A single-user problem is normally P3 unless the affected user is tied to a time-sensitive operational emergency and the issue blocks a critical business function.
What is not P1
- Single-user issues.
- Password resets.
- Printer issues.
- Routine password resets, software questions, printer issues, and single-user workstation problems.
- Normal application errors that do not create a major business stoppage.
- A request that is urgent to one person but does not affect a critical business function.
- Planned work, new equipment setup, application changes, or project tasks that were not scheduled as emergency work.

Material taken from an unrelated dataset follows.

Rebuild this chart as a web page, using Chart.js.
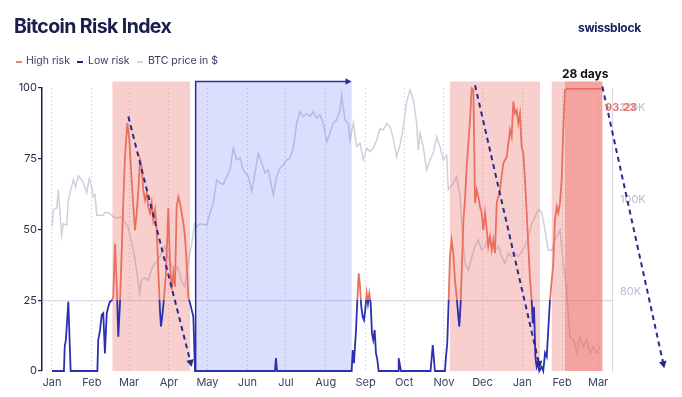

- After-hours convenience requests that do not involve a critical outage or security event.
- Issues caused by vendors, internet providers, carriers, utilities, or cloud platforms where Cloud Core MSP can assist but cannot directly restore the service.
What targets mean
Response target means the target time for Cloud Core MSP to acknowledge, triage, or begin appropriate action after receiving a properly submitted request with enough information to act.
Resolution target means the target time for reasonable progress toward restoration, workaround, containment, vendor escalation, or closure. Permanent resolution may depend on vendor response, parts, client availability, internet providers, Microsoft, telecom carriers, or third-party software vendors.
Response and resolution times are targets, not guarantees. For serious incidents, Cloud Core MSP may satisfy the service target through triage, containment, workaround, restoration activity, or escalation to the responsible vendor or provider.
Escalation path
- Tickets are triaged by impact, urgency, affected systems, and available information.
- Issues may be escalated internally when they require deeper technical review, security review, vendor coordination, or client decision-making.
- Client contacts may be asked to approve downtime, changes, vendor access, purchases, or project scope before work can proceed.
- Emergency after-hours response is for P1 matters, not routine requests or non-emergency work.
Client responsibilities during support
- Provide accurate issue details, affected users, affected systems, urgency, and recent changes.
- Keep designated contacts reachable for high-priority issues.
- Provide vendor information, account access, facilities access, or approval where needed.
- Avoid making parallel uncoordinated changes during troubleshooting unless coordinated with MSP.